The lines to extract run from the start of the records through the line with "44.0, 56.0, 70.0]", both ends included; drop the pictures.

= = = =

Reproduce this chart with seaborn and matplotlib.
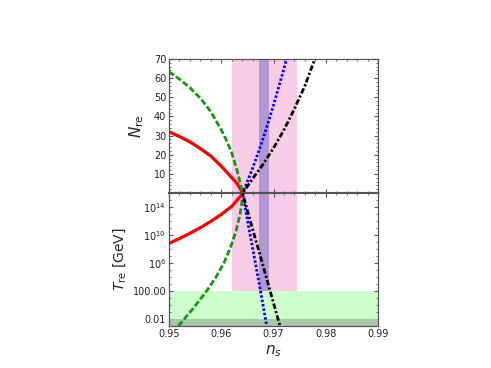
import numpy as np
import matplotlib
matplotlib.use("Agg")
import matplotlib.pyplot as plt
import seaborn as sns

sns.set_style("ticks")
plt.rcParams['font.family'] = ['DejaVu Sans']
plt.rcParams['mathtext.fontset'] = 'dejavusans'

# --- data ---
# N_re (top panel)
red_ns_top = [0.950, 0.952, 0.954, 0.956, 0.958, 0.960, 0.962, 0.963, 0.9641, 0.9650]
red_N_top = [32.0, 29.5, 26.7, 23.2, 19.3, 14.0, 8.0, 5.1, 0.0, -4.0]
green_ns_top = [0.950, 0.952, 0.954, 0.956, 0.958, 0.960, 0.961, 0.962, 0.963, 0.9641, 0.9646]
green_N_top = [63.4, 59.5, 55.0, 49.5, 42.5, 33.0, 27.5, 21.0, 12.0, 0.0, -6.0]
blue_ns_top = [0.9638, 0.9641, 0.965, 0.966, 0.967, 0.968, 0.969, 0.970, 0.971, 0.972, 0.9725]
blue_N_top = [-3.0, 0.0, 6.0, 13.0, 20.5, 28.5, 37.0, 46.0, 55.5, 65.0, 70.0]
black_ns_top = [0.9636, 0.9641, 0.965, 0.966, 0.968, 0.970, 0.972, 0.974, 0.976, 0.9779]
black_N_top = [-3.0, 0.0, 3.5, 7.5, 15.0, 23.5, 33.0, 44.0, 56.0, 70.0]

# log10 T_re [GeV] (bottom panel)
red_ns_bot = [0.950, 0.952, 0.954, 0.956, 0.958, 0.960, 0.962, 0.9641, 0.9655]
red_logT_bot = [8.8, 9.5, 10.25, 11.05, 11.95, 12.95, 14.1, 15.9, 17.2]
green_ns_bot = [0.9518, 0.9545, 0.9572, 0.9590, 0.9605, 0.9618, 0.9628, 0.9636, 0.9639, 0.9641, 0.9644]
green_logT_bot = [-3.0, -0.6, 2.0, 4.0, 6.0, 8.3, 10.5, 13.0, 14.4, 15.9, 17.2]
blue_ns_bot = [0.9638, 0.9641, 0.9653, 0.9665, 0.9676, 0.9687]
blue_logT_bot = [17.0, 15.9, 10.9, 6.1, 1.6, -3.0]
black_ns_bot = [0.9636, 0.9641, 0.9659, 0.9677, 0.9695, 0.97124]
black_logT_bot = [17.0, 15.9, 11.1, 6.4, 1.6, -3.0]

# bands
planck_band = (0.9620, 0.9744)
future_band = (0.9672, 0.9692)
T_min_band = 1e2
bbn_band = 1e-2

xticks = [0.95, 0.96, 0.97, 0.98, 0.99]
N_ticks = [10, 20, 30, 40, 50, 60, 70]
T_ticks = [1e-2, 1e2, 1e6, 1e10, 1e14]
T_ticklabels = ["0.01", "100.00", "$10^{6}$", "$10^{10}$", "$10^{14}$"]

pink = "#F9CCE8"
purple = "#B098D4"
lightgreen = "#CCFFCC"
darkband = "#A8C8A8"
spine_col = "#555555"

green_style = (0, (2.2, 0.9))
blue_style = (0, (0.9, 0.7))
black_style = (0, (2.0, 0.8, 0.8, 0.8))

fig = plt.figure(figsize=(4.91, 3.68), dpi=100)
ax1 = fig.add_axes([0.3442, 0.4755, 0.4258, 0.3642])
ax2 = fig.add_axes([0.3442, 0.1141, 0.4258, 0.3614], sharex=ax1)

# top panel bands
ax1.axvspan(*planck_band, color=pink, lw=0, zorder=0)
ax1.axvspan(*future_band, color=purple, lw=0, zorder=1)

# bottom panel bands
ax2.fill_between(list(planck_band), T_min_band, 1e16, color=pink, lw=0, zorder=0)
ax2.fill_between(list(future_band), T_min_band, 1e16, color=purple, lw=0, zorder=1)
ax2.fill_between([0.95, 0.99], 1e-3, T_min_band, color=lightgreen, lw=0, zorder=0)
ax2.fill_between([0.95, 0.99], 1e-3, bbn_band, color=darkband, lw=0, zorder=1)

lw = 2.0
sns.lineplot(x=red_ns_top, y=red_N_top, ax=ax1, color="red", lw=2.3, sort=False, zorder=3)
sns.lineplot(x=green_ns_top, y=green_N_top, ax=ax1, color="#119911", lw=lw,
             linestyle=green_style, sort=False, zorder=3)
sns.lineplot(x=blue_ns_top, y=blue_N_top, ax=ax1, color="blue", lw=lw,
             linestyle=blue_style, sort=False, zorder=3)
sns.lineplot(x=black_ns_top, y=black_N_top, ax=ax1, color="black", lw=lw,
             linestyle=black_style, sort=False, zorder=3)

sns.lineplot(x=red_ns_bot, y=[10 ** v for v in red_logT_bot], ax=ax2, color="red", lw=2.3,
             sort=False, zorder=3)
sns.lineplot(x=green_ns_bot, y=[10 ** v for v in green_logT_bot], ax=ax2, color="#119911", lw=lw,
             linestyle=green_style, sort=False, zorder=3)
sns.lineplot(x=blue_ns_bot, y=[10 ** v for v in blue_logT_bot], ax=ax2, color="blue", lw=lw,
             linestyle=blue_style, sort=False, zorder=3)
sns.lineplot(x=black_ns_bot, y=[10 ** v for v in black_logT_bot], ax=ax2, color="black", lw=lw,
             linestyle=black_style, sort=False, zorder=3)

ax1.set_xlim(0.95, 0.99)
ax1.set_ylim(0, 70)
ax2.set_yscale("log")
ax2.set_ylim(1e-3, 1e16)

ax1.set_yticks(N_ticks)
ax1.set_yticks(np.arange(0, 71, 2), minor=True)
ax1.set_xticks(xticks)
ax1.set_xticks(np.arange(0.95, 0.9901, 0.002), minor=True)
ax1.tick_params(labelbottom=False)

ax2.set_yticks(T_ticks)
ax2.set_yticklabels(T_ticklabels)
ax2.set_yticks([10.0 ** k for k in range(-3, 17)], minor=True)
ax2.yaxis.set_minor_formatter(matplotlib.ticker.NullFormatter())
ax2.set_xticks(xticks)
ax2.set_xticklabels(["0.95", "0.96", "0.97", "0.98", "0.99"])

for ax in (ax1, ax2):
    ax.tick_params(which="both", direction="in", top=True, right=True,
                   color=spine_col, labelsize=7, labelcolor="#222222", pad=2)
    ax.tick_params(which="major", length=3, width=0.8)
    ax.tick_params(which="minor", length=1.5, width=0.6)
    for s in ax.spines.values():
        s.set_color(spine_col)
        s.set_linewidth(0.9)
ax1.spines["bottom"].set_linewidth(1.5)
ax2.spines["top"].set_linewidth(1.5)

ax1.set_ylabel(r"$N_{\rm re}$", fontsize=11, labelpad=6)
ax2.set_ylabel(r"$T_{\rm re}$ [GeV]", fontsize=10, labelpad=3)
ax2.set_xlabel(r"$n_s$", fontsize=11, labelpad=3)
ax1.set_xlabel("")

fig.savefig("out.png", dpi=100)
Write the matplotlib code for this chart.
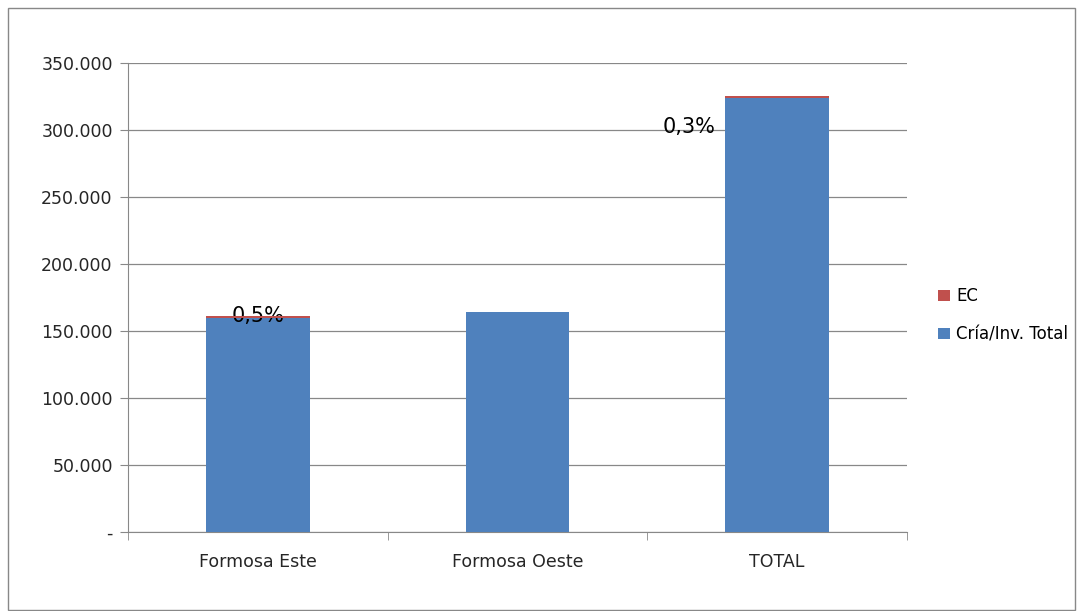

= = = =

## THE COMPLETED TASK
Reproduce this chart with seaborn and matplotlib.
import numpy as np
import matplotlib
matplotlib.use("Agg")
import matplotlib.pyplot as plt
import seaborn as sns

sns.set_style("ticks")
plt.rcParams['font.family'] = ['DejaVu Sans']
plt.rcParams['mathtext.fontset'] = 'dejavusans'

# --- data ---
# N_re (top panel)
red_ns_top = [0.950, 0.952, 0.954, 0.956, 0.958, 0.960, 0.962, 0.963, 0.9641, 0.9650]
red_N_top = [32.0, 29.5, 26.7, 23.2, 19.3, 14.0, 8.0, 5.1, 0.0, -4.0]
green_ns_top = [0.950, 0.952, 0.954, 0.956, 0.958, 0.960, 0.961, 0.962, 0.963, 0.9641, 0.9646]
green_N_top = [63.4, 59.5, 55.0, 49.5, 42.5, 33.0, 27.5, 21.0, 12.0, 0.0, -6.0]
blue_ns_top = [0.9638, 0.9641, 0.965, 0.966, 0.967, 0.968, 0.969, 0.970, 0.971, 0.972, 0.9725]
blue_N_top = [-3.0, 0.0, 6.0, 13.0, 20.5, 28.5, 37.0, 46.0, 55.5, 65.0, 70.0]
black_ns_top = [0.9636, 0.9641, 0.965, 0.966, 0.968, 0.970, 0.972, 0.974, 0.976, 0.9779]
black_N_top = [-3.0, 0.0, 3.5, 7.5, 15.0, 23.5, 33.0, 44.0, 56.0, 70.0]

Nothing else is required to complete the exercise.